-- START Information shown --

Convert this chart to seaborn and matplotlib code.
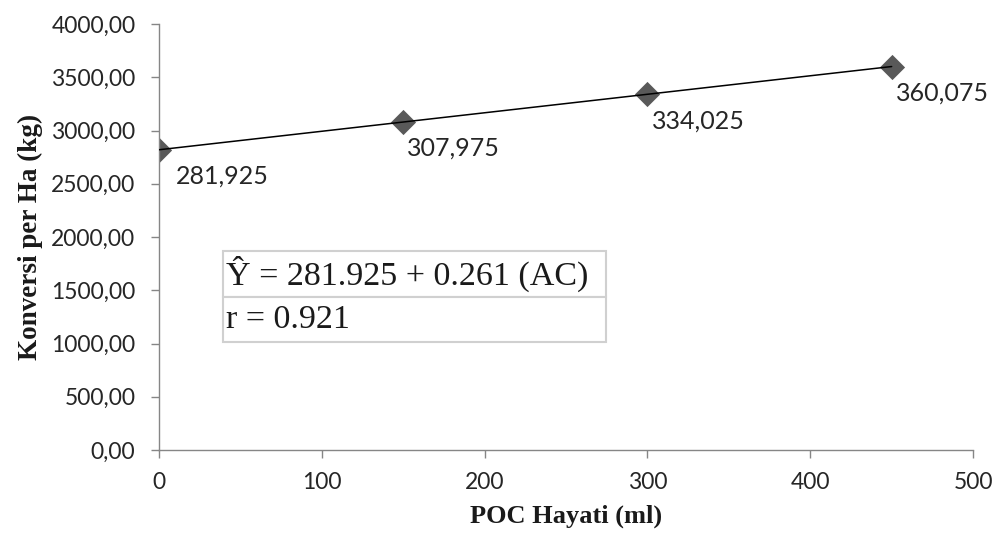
import matplotlib
matplotlib.use("Agg")
import matplotlib.pyplot as plt
import seaborn as sns
import pandas as pd
from matplotlib.ticker import FuncFormatter

# Data
poc_ml = [0, 150, 300, 450]
konversi_kg = [2819.25, 3079.75, 3340.25, 3600.75]
point_labels = ["281,925", "307,975", "334,025", "360,075"]
x_ticks = [0, 100, 200, 300, 400, 500]
y_ticks = [0, 500, 1000, 1500, 2000, 2500, 3000, 3500, 4000]
equation_rows = ["Ŷ = 281.925 + 0.261 (AC)", "r = 0.921"]

df = pd.DataFrame({"x": poc_ml, "y": konversi_kg})

sns.set_theme(style="white")
plt.rcParams["font.family"] = ["Lato", "DejaVu Sans"]

fig = plt.figure(figsize=(9.98, 5.42), dpi=100)
ax = fig.add_axes([0.1593, 0.1697, 0.8157, 0.786])

sns.scatterplot(data=df, x="x", y="y", marker="D", s=165, color="#595959",
                edgecolor="#595959", linewidth=0, ax=ax, zorder=2)
sns.lineplot(data=df, x="x", y="y", color="black", linewidth=1.1, ax=ax, zorder=3)

label_dx = [12, 3, 3, 3]
for xv, yv, lab, dx in zip(poc_ml, konversi_kg, point_labels, label_dx):
    ax.annotate(lab, (xv, yv), xytext=(dx, -19), textcoords="offset points",
                ha="left", va="center", fontsize=18, color="#262626", zorder=4)

ax.set_xlim(0, 500)
ax.set_ylim(0, 4000)
ax.set_xticks(x_ticks)
ax.set_yticks(y_ticks)
ax.yaxis.set_major_formatter(FuncFormatter(lambda v, p: f"{v:.2f}".replace(".", ",")))

for s in ["top", "right"]:
    ax.spines[s].set_visible(False)
for s in ["left", "bottom"]:
    ax.spines[s].set_color("#868686")
    ax.spines[s].set_linewidth(1.0)
ax.tick_params(axis="both", which="major", direction="out", length=6, width=1,
               color="#868686", labelsize=16.5, labelcolor="#262626", bottom=True, left=True)
ax.tick_params(axis="y", pad=11)
ax.tick_params(axis="x", pad=10)

ax.set_xlabel("POC Hayati (ml)", fontsize=19, fontweight="bold",
              family="Liberation Serif", color="#1a1a1a", labelpad=8)
ax.set_ylabel("Konversi per Ha (kg)", fontsize=19.5, fontweight="bold",
              family="Liberation Serif", color="#1a1a1a", labelpad=6)

tbl = ax.table(cellText=[[r] for r in equation_rows], cellLoc="left",
               bbox=[0.0786, 0.2535, 0.471, 0.2136])
tbl.auto_set_font_size(False)
for (i, j), cell in tbl.get_celld().items():
    cell.set_edgecolor("#d0d0d0")
    cell.set_linewidth(1.5)
    cell.set_facecolor("white")
    cell.PAD = 0.008
    cell.get_text().set_fontsize(24.5)
    cell.get_text().set_fontfamily("Liberation Serif")
    cell.get_text().set_color("#1a1a1a")

fig.savefig("out.png", dpi=100)
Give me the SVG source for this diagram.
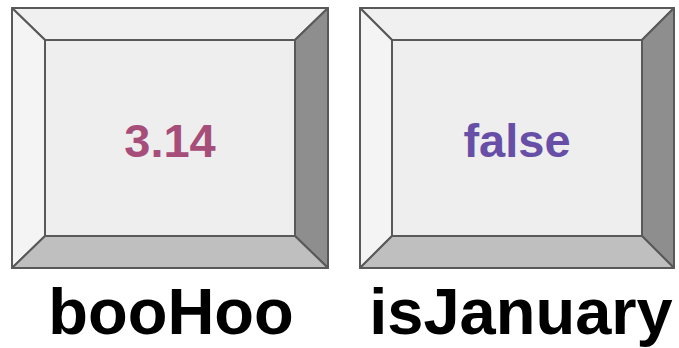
<svg xmlns="http://www.w3.org/2000/svg" width="679" height="348" viewBox="0 0 679 348">
  <style>
    .edge { stroke: #595959; stroke-width: 2; stroke-linejoin: round; }
    .face { fill: #eeeeee; }
    .top { fill: #f0f0f0; }
    .left { fill: #f4f4f4; }
    .right { fill: #8e8e8e; }
    .bottom { fill: #bfbfbf; }
    .value { font-family: "Liberation Sans", Arial, sans-serif; font-weight: bold; font-size: 47px; text-anchor: middle; }
    .name { font-family: "Liberation Sans", Arial, sans-serif; font-weight: bold; font-size: 65px; text-anchor: middle; fill: #000000; }
  </style>

  <!-- variable box: booHoo -->
  <g id="booHoo">
    <polygon class="top edge" points="12,8 328,8 295,40 45,40"/>
    <polygon class="left edge" points="12,8 45,40 45,236 12,268"/>
    <polygon class="right edge" points="328,8 328,268 295,236 295,40"/>
    <polygon class="bottom edge" points="12,268 45,236 295,236 328,268"/>
    <rect class="face edge" x="45" y="40" width="250" height="196"/>
    <text class="value" x="170" y="157" fill="#a64d79">3.14</text>
    <text class="name" x="171" y="334">booHoo</text>
  </g>

  <!-- variable box: isJanuary -->
  <g id="isJanuary">
    <polygon class="top edge" points="360,8 674,8 642,40 392,40"/>
    <polygon class="left edge" points="360,8 392,40 392,236 360,268"/>
    <polygon class="right edge" points="674,8 674,268 642,236 642,40"/>
    <polygon class="bottom edge" points="360,268 392,236 642,236 674,268"/>
    <rect class="face edge" x="392" y="40" width="250" height="196"/>
    <text class="value" x="517" y="157" fill="#674ea7">false</text>
    <text class="name" x="521" y="334">isJanuary</text>
  </g>
</svg>
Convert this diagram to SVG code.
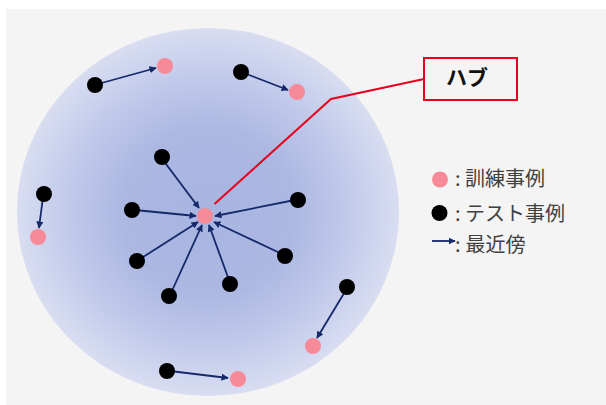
<svg xmlns="http://www.w3.org/2000/svg" width="606" height="405" viewBox="0 0 606 405">
<defs>
<radialGradient id="g" cx="0.5" cy="0.5" r="0.5">
<stop offset="0" stop-color="#a8b5e1"/>
<stop offset="0.45" stop-color="#acb8e2"/>
<stop offset="0.75" stop-color="#c3cbeb"/>
<stop offset="1" stop-color="#d8ddf1"/>
</radialGradient>
<marker id="ah" viewBox="0 0 10 10" refX="9" refY="5" markerWidth="4" markerHeight="4" orient="auto" markerUnits="strokeWidth">
<path d="M0,0 L10,5 L0,10 z" fill="#14286a"/>
</marker>
<style>
.bk{fill:#000}
.pk{fill:#f68a98}
.ar{stroke:#14286a;stroke-width:1.8;fill:none;marker-end:url(#ah)}
.lb{font-family:"Noto Sans CJK JP","Noto Sans",sans-serif;font-size:20px;fill:#404040}
</style>
</defs>
<rect x="0" y="0" width="606" height="405" fill="#ffffff"/>
<rect x="6" y="9" width="600" height="396" fill="#f4f4f4"/>
<ellipse id="space" cx="208" cy="212" rx="191" ry="184" fill="url(#g)"/>
<g id="connectors">
<line class="ar" x1="163" y1="160" x2="199" y2="208"/>
<line class="ar" x1="135" y1="210" x2="196" y2="216"/>
<line class="ar" x1="295" y1="200" x2="215" y2="216"/>
<line class="ar" x1="140" y1="259" x2="198" y2="222"/>
<line class="ar" x1="282" y1="254" x2="214" y2="222"/>
<line class="ar" x1="171" y1="293" x2="202" y2="225"/>
<line class="ar" x1="229" y1="280" x2="209" y2="225"/>
<line class="ar" x1="98" y1="84" x2="156" y2="68"/>
<line class="ar" x1="244" y1="73" x2="288" y2="90"/>
<line class="ar" x1="43" y1="197" x2="39" y2="228"/>
<line class="ar" x1="346" y1="290" x2="317" y2="338"/>
<line class="ar" x1="170" y1="371" x2="228" y2="378"/>
<polyline points="214.5,204 331,99 424,79" fill="none" stroke="#e8001e" stroke-width="2"/>
</g>
<g id="hub"><circle class="pk" cx="205" cy="216" r="8"/></g>
<g id="test-nodes">
<circle class="bk" cx="162" cy="157" r="8"/>
<circle class="bk" cx="132" cy="210" r="8"/>
<circle class="bk" cx="298" cy="200" r="8"/>
<circle class="bk" cx="137" cy="261" r="8"/>
<circle class="bk" cx="285" cy="256" r="8"/>
<circle class="bk" cx="169" cy="296" r="8"/>
<circle class="bk" cx="230" cy="284" r="8"/>
<circle class="bk" cx="95" cy="85" r="8"/>
<circle class="bk" cx="241" cy="72" r="8"/>
<circle class="bk" cx="44" cy="194" r="8"/>
<circle class="bk" cx="347" cy="287" r="8"/>
<circle class="bk" cx="167" cy="371" r="8"/>
</g>
<g id="train-nodes">
<circle class="pk" cx="165" cy="66" r="8"/>
<circle class="pk" cx="297" cy="92" r="8"/>
<circle class="pk" cx="38" cy="237" r="8"/>
<circle class="pk" cx="313" cy="346" r="8"/>
<circle class="pk" cx="238" cy="379" r="8"/>
</g>
<g id="hub-label">
<rect x="424" y="58" width="93" height="42" fill="#f4f4f4" stroke="#e8001e" stroke-width="2"/>
<text x="467" y="85" text-anchor="middle" style="font-family:'Noto Sans CJK JP',sans-serif;font-size:21px;font-weight:bold;fill:#111">ハブ</text>
</g>
<g id="legend">
<circle class="pk" cx="440" cy="179.5" r="8"/>
<text class="lb" x="455" y="186">: 訓練事例</text>
<circle class="bk" cx="439.5" cy="213" r="8"/>
<text class="lb" x="455" y="221">: テスト事例</text>
<line class="ar" x1="432" y1="241" x2="455" y2="241"/>
<text class="lb" x="455" y="252">:<tspan dx="5">最近傍</tspan></text>
</g>
</svg>
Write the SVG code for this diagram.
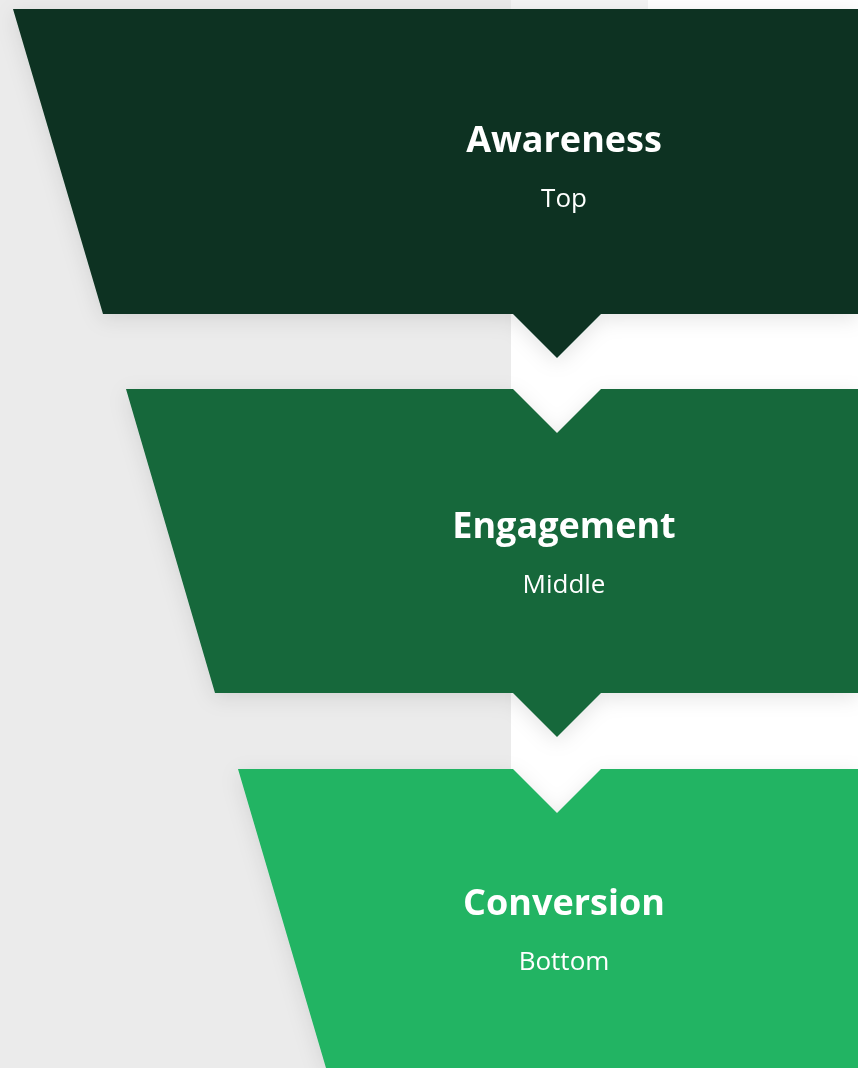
<svg xmlns="http://www.w3.org/2000/svg" width="858" height="1068" viewBox="0 0 858 1068">
  <style>
    .title { font-family: "Open Sans", "Liberation Sans", sans-serif; font-weight: 700; font-size: 36px; fill: #ffffff; text-anchor: middle; }
    .sub { font-family: "Open Sans", "Liberation Sans", sans-serif; font-weight: 400; font-size: 26px; fill: #ffffff; text-anchor: middle; }
  </style>
  <defs>
    <filter id="shade" x="-20%" y="-20%" width="140%" height="150%">
      <feDropShadow dx="0" dy="5" stdDeviation="10" flood-color="#000000" flood-opacity="0.10"/>
    </filter>
  </defs>

  <!-- backdrop: grey panel on the left, white page on the right -->
  <rect x="0" y="0" width="858" height="1068" fill="#ffffff"/>
  <rect x="0" y="0" width="511" height="1068" fill="#ebebeb"/>
  <rect x="511" y="0" width="137" height="9" fill="#f4f4f4"/>

  <!-- funnel stages -->
  <g id="stage-awareness" filter="url(#shade)">
    <polygon points="13,9 858,9 858,314 601,314 557,358 513,314 103,314" fill="#0a3320"/>
    <text class="title" x="564" y="152">Awareness</text>
    <text class="sub" x="564" y="207">Top</text>
  </g>

  <g id="stage-engagement" filter="url(#shade)">
    <polygon points="126,389 513,389 557,433 601,389 858,389 858,693 601,693 557,737 513,693 215,693" fill="#15673b"/>
    <text class="title" x="564" y="538">Engagement</text>
    <text class="sub" x="564" y="593">Middle</text>
  </g>

  <g id="stage-conversion" filter="url(#shade)">
    <polygon points="238,769 513,769 557,813 601,769 858,769 858,1068 326,1068" fill="#23b463"/>
    <text class="title" x="564" y="915">Conversion</text>
    <text class="sub" x="564" y="970">Bottom</text>
  </g>

  <!-- the stages connect through their chevron notches; no separate lines -->
  <g id="connectors"></g>
</svg>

-- END Information shown --

**Instructions to follow**
Retype the records above word for word, from their first line through the line containing "ax = fig.add_axes([0.1593, 0.1697, 0.8157, 0.786])", and leave out every picture.

**Result of this task**
Convert this chart to seaborn and matplotlib code.
import matplotlib
matplotlib.use("Agg")
import matplotlib.pyplot as plt
import seaborn as sns
import pandas as pd
from matplotlib.ticker import FuncFormatter

# Data
poc_ml = [0, 150, 300, 450]
konversi_kg = [2819.25, 3079.75, 3340.25, 3600.75]
point_labels = ["281,925", "307,975", "334,025", "360,075"]
x_ticks = [0, 100, 200, 300, 400, 500]
y_ticks = [0, 500, 1000, 1500, 2000, 2500, 3000, 3500, 4000]
equation_rows = ["Ŷ = 281.925 + 0.261 (AC)", "r = 0.921"]

df = pd.DataFrame({"x": poc_ml, "y": konversi_kg})

sns.set_theme(style="white")
plt.rcParams["font.family"] = ["Lato", "DejaVu Sans"]

fig = plt.figure(figsize=(9.98, 5.42), dpi=100)
ax = fig.add_axes([0.1593, 0.1697, 0.8157, 0.786])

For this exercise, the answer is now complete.